Application integration reduces the time to develop new applications because you offload the business logic to secure applications to Oracle Identity Cloud Service. This logic includes securing your users, protecting the resources within the applications, and enabling users to access your applications through single sign-on (SSO). Integrating your applications with Oracle Identity Cloud Service provides the user with a seamless experience. Because of SSO, the user doesn't have to remember different IDs and passwords for each application. When your applications are integrated with Oracle Identity Cloud Service, your administrative overhead is reduced greatly because you can manage the policies and users for your applications from one central place. From a compliance perspective, Oracle Identity Cloud Service provides you with a single location where you can manage the access that your users have to your applications.
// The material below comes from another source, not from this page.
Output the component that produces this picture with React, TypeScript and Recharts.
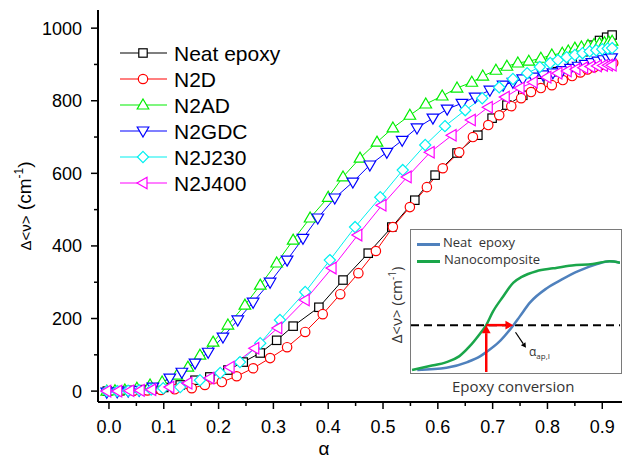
import { LineChart, Line, XAxis, YAxis, ReferenceLine } from "recharts";

// ---- main chart data (alpha, delta nu) ----
const NEAT_A = [-0.003, 0.02, 0.04, 0.06, 0.08, 0.1, 0.13, 0.157, 0.184, 0.217, 0.245, 0.276, 0.306, 0.336, 0.383, 0.427, 0.473, 0.516, 0.558, 0.595, 0.635, 0.673, 0.699, 0.726, 0.755, 0.786, 0.818, 0.845, 0.865, 0.88, 0.895, 0.908, 0.918];
const NEAT_V = [0, 1, 2, 4, 6, 10, 17, 30, 39, 58, 80, 105, 140, 179, 231, 306, 380, 452, 526, 595, 656, 705, 752, 788, 815, 850, 880, 910, 935, 953, 966, 975, 981];

const N2D_A = [-0.003, 0.02, 0.045, 0.07, 0.095, 0.12, 0.151, 0.175, 0.206, 0.233, 0.263, 0.294, 0.325, 0.358, 0.39, 0.422, 0.455, 0.487, 0.518, 0.549, 0.58, 0.609, 0.639, 0.664, 0.692, 0.712, 0.734, 0.752, 0.77, 0.788, 0.808, 0.828, 0.845, 0.86, 0.873, 0.885, 0.896, 0.906, 0.914, 0.92];
const N2D_V = [0, 0, 1, 2, 3, 5, 8, 17, 25, 41, 63, 91, 121, 163, 212, 267, 325, 386, 452, 507, 562, 614, 658, 700, 733, 760, 785, 807, 824, 835, 843, 857, 868, 878, 886, 892, 897, 901, 903, 904];

const N2AD_A = [-0.004, 0.011, 0.029, 0.051, 0.075, 0.097, 0.124, 0.144, 0.166, 0.19, 0.217, 0.248, 0.276, 0.306, 0.336, 0.367, 0.4, 0.427, 0.458, 0.489, 0.518, 0.549, 0.578, 0.608, 0.635, 0.662, 0.682, 0.706, 0.726, 0.746, 0.766, 0.788, 0.808, 0.827, 0.838, 0.85, 0.862, 0.874, 0.885, 0.895, 0.904, 0.912, 0.918];
const N2AD_V = [0, 1, 3, 8, 17, 25, 44, 66, 99, 135, 182, 237, 292, 353, 416, 477, 534, 590, 642, 686, 725, 760, 791, 813, 835, 851, 868, 884, 895, 904, 909, 917, 926, 931, 937, 945, 948, 952, 955, 958, 960, 962, 964];

const N2GDC_A = [-0.004, 0.015, 0.035, 0.055, 0.08, 0.111, 0.133, 0.157, 0.181, 0.208, 0.235, 0.263, 0.294, 0.325, 0.354, 0.381, 0.412, 0.445, 0.476, 0.507, 0.535, 0.562, 0.591, 0.617, 0.644, 0.668, 0.695, 0.719, 0.737, 0.755, 0.774, 0.792, 0.81, 0.827, 0.842, 0.856, 0.869, 0.881, 0.892, 0.902, 0.91, 0.917];
const N2GDC_V = [-3, -2, 0, 2, 11, 36, 52, 77, 107, 149, 196, 245, 300, 361, 421, 477, 532, 576, 623, 658, 691, 725, 752, 777, 793, 810, 829, 843, 851, 860, 865, 871, 877, 883, 889, 895, 900, 905, 909, 913, 916, 918];

const N2J230_A = [-0.004, 0.015, 0.035, 0.055, 0.077, 0.099, 0.13, 0.166, 0.203, 0.239, 0.276, 0.312, 0.358, 0.403, 0.449, 0.495, 0.536, 0.577, 0.613, 0.65, 0.681, 0.712, 0.737, 0.763, 0.786, 0.805, 0.819, 0.835, 0.85, 0.864, 0.877, 0.889, 0.9, 0.91, 0.918];
const N2J230_V = [0, 0, 1, 2, 4, 8, 11, 30, 50, 80, 132, 196, 273, 361, 452, 534, 609, 678, 730, 774, 807, 837, 860, 876, 893, 904, 912, 920, 926, 931, 936, 939, 942, 944, 945];

const N2J400_A = [-0.004, 0.016, 0.038, 0.057, 0.078, 0.111, 0.144, 0.184, 0.221, 0.266, 0.308, 0.358, 0.407, 0.454, 0.498, 0.544, 0.586, 0.626, 0.661, 0.692, 0.723, 0.75, 0.774, 0.799, 0.819, 0.836, 0.852, 0.866, 0.879, 0.891, 0.902, 0.911, 0.918];
const N2J400_V = [0, 0, 1, 2, 4, 11, 22, 36, 66, 118, 174, 251, 339, 430, 512, 590, 658, 705, 747, 782, 810, 835, 851, 865, 876, 882, 887, 891, 894, 896, 897, 898, 898];

const X_TICKS = [0, 0.05, 0.1, 0.15, 0.2, 0.25, 0.3, 0.35, 0.4, 0.45, 0.5, 0.55, 0.6, 0.65, 0.7, 0.75, 0.8, 0.85, 0.9];
const Y_TICKS = [0, 100, 200, 300, 400, 500, 600, 700, 800, 900, 1000];

// ---- inset (schematic) data ----
const INSET_NEAT_X = [3, 17, 27, 33, 36, 42, 49, 52, 57, 65, 72, 80, 89, 95, 100];
const INSET_NEAT_Y = [1.4, 3, 7, 11, 14, 21, 33, 39, 49, 59, 65, 71, 76, 78, 77];
const INSET_NANO_X = [0.5, 9, 17, 23, 28, 33, 36, 39, 44, 49, 53, 60, 68, 77, 87, 95, 100];
const INSET_NANO_Y = [1.4, 4.2, 7, 11, 18, 27, 33, 42, 53, 63, 67, 71, 73, 75, 76, 78, 77];
const THRESHOLD = 33;
const ALPHA_NANO = 36;
const ALPHA_NEAT = 49;

const zip = (a: number[], v: number[]) => a.map((x, i) => ({ a: x, v: v[i] }));

const FONT = "'Liberation Sans', Arial, sans-serif";
const INSET_FONT = "'Open Sans', 'Noto Sans', sans-serif";

type MarkerKind = "square" | "circle" | "up" | "down" | "diamond" | "left";

function Marker({ kind, cx, cy, color }: { kind: MarkerKind; cx: number; cy: number; color: string }) {
  const p = { fill: "#fff", stroke: color, strokeWidth: 1.2 };
  switch (kind) {
    case "square":
      return <rect x={cx - 4.2} y={cy - 4.2} width={8.4} height={8.4} {...p} />;
    case "circle":
      return <circle cx={cx} cy={cy} r={4.7} {...p} />;
    case "up":
      return <polygon points={`${cx},${cy - 6} ${cx + 5.8},${cy + 4} ${cx - 5.8},${cy + 4}`} {...p} />;
    case "down":
      return <polygon points={`${cx},${cy + 6} ${cx + 5.8},${cy - 4} ${cx - 5.8},${cy - 4}`} {...p} />;
    case "diamond":
      return <polygon points={`${cx},${cy - 5.6} ${cx + 5.6},${cy} ${cx},${cy + 5.6} ${cx - 5.6},${cy}`} {...p} />;
    default:
      return <polygon points={`${cx - 6},${cy} ${cx + 4},${cy - 5.8} ${cx + 4},${cy + 5.8}`} {...p} />;
  }
}

const SERIES: { name: string; color: string; kind: MarkerKind; data: { a: number; v: number }[] }[] = [
  { name: "Neat epoxy", color: "#000000", kind: "square", data: zip(NEAT_A, NEAT_V) },
  { name: "N2D", color: "#ff0000", kind: "circle", data: zip(N2D_A, N2D_V) },
  { name: "N2AD", color: "#00ee00", kind: "up", data: zip(N2AD_A, N2AD_V) },
  { name: "N2GDC", color: "#0000ff", kind: "down", data: zip(N2GDC_A, N2GDC_V) },
  { name: "N2J230", color: "#00f0f0", kind: "diamond", data: zip(N2J230_A, N2J230_V) },
  { name: "N2J400", color: "#ff00ff", kind: "left", data: zip(N2J400_A, N2J400_V) },
];

const XTick = ({ x, y, payload }: any) => {
  const major = Math.round(payload.value * 100) % 10 === 0;
  return (
    <g>
      <line x1={x} x2={x} y1={y} y2={y + (major ? 7 : 4)} stroke="#000" strokeWidth={1.5} />
      {major && (
        <text x={x} y={y + 31} textAnchor="middle" fontSize={18} fontFamily={FONT} fill="#000">
          {payload.value.toFixed(1)}
        </text>
      )}
    </g>
  );
};

const TopTick = ({ x, y }: any) => <line x1={x} x2={x} y1={y} y2={y - 3} stroke="#000" strokeWidth={1.2} />;

const YTick = ({ x, y, payload }: any) => {
  const major = payload.value % 200 === 0;
  return (
    <g>
      <line x1={x} x2={x - (major ? 7 : 4)} y1={y} y2={y} stroke="#000" strokeWidth={1.5} />
      {major && (
        <text x={x - 16} y={y + 6.5} textAnchor="end" fontSize={18} fontFamily={FONT} fill="#000">
          {payload.value}
        </text>
      )}
    </g>
  );
};

const arrow = (color: string, w: number, head: number) => (p: any) => {
  const { x1, y1, x2, y2 } = p;
  const len = Math.hypot(x2 - x1, y2 - y1) || 1;
  const ux = (x2 - x1) / len;
  const uy = (y2 - y1) / len;
  const bx = x2 - ux * head;
  const by = y2 - uy * head;
  const hw = head * 0.55;
  return (
    <g>
      <line x1={x1} y1={y1} x2={bx} y2={by} stroke={color} strokeWidth={w} />
      <polygon points={`${x2},${y2} ${bx - uy * hw},${by + ux * hw} ${bx + uy * hw},${by - ux * hw}`} fill={color} />
    </g>
  );
};

function Inset() {
  return (
    <>
      <div
        style={{
          position: "absolute", left: 410, top: 229, width: 212, height: 145,
          border: "1.5px solid #7a7a7a", boxSizing: "border-box", background: "#fff",
        }}
      >
        <LineChart width={209} height={142} margin={{ top: 0, right: 0, bottom: 0, left: 0 }}>
          <XAxis type="number" dataKey="x" domain={[0, 100]} hide />
          <YAxis type="number" domain={[0, 100]} hide />
          <ReferenceLine y={THRESHOLD} stroke="#000" strokeWidth={2} strokeDasharray="8 5" />
          <Line data={zip(INSET_NEAT_X, INSET_NEAT_Y).map((d) => ({ x: d.a, y: d.v }))} dataKey="y"
            type="monotone" stroke="#4f81bd" strokeWidth={2.5} dot={false} isAnimationActive={false} />
          <Line data={zip(INSET_NANO_X, INSET_NANO_Y).map((d) => ({ x: d.a, y: d.v }))} dataKey="y"
            type="monotone" stroke="#1aa64a" strokeWidth={2.5} dot={false} isAnimationActive={false} />
          <ReferenceLine segment={[{ x: ALPHA_NANO, y: 0 }, { x: ALPHA_NANO, y: THRESHOLD }]} ifOverflow="visible"
            shape={arrow("#ff0000", 2.5, 8)} />
          <ReferenceLine segment={[{ x: ALPHA_NANO, y: THRESHOLD }, { x: ALPHA_NEAT, y: THRESHOLD }]} ifOverflow="visible"
            shape={arrow("#ff0000", 2.5, 8)} />
          <ReferenceLine segment={[{ x: ALPHA_NEAT + 1, y: THRESHOLD - 5 }, { x: ALPHA_NEAT + 6, y: THRESHOLD - 16 }]}
            ifOverflow="visible" shape={arrow("#000", 1.2, 5)} />
        </LineChart>
        <div style={{ position: "absolute", left: 6, top: 13, width: 23, height: 2.5, background: "#4f81bd" }} />
        <div style={{ position: "absolute", left: 6, top: 30, width: 23, height: 2.5, background: "#1aa64a" }} />
        <div style={{ position: "absolute", left: 32, top: 3, fontSize: 13, fontFamily: INSET_FONT, color: "#333", whiteSpace: "pre" }}>
          Neat  epoxy
        </div>
        <div style={{ position: "absolute", left: 33, top: 20, fontSize: 13, fontFamily: INSET_FONT, color: "#333" }}>
          Nanocomposite
        </div>
        <div style={{ position: "absolute", left: 118, top: 116, fontSize: 12, fontFamily: INSET_FONT, color: "#333", lineHeight: 1 }}>
          α<sub style={{ fontSize: 8 }}>ap,I</sub>
        </div>
      </div>
      <div style={{ position: "absolute", left: 452, top: 376, fontSize: 15, fontFamily: INSET_FONT, color: "#333", whiteSpace: "pre" }}>
        Epoxy conversion
      </div>
      <div
        style={{
          position: "absolute", left: 395, top: 305, fontSize: 15, fontFamily: INSET_FONT, color: "#333",
          whiteSpace: "pre", transform: "translate(-50%, -50%) rotate(-90deg)",
        }}
      >
        Δ&lt;ν&gt; (cm<sup style={{ fontSize: 10 }}>-1</sup>)
      </div>
    </>
  );
}

function LegendBox() {
  return (
    <svg style={{ position: "absolute", left: 0, top: 0 }} width={632} height={458} pointerEvents="none">
      {SERIES.map((s, i) => {
        const cy = 53 + i * 26;
        return (
          <g key={s.name}>
            <line x1={120} x2={167} y1={cy} y2={cy} stroke={s.color} strokeWidth={1.2} />
            <Marker kind={s.kind} cx={143} cy={cy} color={s.color} />
            <text x={174} y={cy + 7.5} fontSize={21} fontFamily={FONT} fill="#000">
              {s.name}
            </text>
          </g>
        );
      })}
    </svg>
  );
}

export default function App() {
  return (
    <div style={{ position: "absolute", left: 0, top: 0, width: 632, height: 458, background: "#fff" }}>
      <LineChart width={632} height={458} margin={{ top: 10, right: 10, bottom: 0, left: 0 }}>
        <XAxis type="number" dataKey="a" domain={[-0.02, 0.936]} ticks={X_TICKS} interval={0}
          height={56} tickSize={0} tickMargin={0} tick={<XTick />} axisLine={{ stroke: "#000", strokeWidth: 2 }}
          allowDataOverflow
          label={{ value: "α", position: "insideBottomLeft", content: (p: any) => (
            <text x={324} y={455} textAnchor="middle" fontSize={19} fontFamily={FONT} fill="#000">α</text>
          ) }} />
        <XAxis xAxisId="top" orientation="top" type="number" dataKey="a" domain={[-0.02, 0.936]} ticks={X_TICKS}
          interval={0} height={0} tickSize={0} tickMargin={0} tick={<TopTick />}
          axisLine={{ stroke: "#000", strokeWidth: 2 }} allowDataOverflow />
        <YAxis type="number" domain={[-30, 1050]} ticks={Y_TICKS} interval={0} width={98} tickSize={0}
          tickMargin={0} tick={<YTick />} axisLine={{ stroke: "#000", strokeWidth: 2 }} allowDataOverflow
          label={{ value: "Δ<ν> (cm-1)", content: () => (
            <text transform="translate(31,206) rotate(-90)" textAnchor="middle" fontFamily={FONT} fill="#000">
              <tspan fontSize={15}>Δ&lt;ν&gt;</tspan>
              <tspan fontSize={19}> (cm</tspan>
              <tspan fontSize={12} dy={-8}>-1</tspan>
              <tspan fontSize={19} dy={8}>)</tspan>
            </text>
          ) }} />
        <YAxis yAxisId="right" orientation="right" type="number" domain={[-30, 1050]} width={0} tick={false}
          tickLine={false} axisLine={{ stroke: "#000", strokeWidth: 2 }} />
        {SERIES.map((s) => (
          <Line key={s.name} data={s.data} dataKey="v" name={s.name} type="linear" stroke={s.color}
            strokeWidth={1} isAnimationActive={false}
            dot={(p: any) => <Marker key={`${s.name}-${p.index}`} kind={s.kind} cx={p.cx} cy={p.cy} color={s.color} />} />
        ))}
      </LineChart>
      <LegendBox />
      <Inset />
    </div>
  );
}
As part of application integration, Oracle Identity Cloud Service is commonly used as either an identity provider or a service provider for applications. An identity provider, known as an Identity Assertion provider, provides identifiers for users who want to interact with Oracle Identity Cloud Service using a website that's external to Oracle Identity Cloud Service. A service provider is a website that hosts applications. You can enable an identity provider and define one or more service providers. Your users can then access the applications hosted by the service providers directly from the identity provider.

For example, a website can allow users to log in to Oracle Identity Cloud Service with their Google credentials. Google acts as the identity provider and Oracle Identity Cloud Service functions as the service provider. Google verifies that the user is an authorized user and returns information to Oracle Identity Cloud Service (for example, the user name and the email address of the user, if the email address differs from the user name).

Some applications may require a user account to exist in their local identity store before the user can sign in to access these applications.

When users aren't created in Oracle Identity Cloud Service or imported into Oracle Identity Cloud Service from a flat file, they need to be synchronized from an authoritative source, such as an HR application or a corporate LDAP directory. For this scenario, the authoritative source and the application have to be integrated with Oracle Identity Cloud Service for provisioning and synchronization purposes.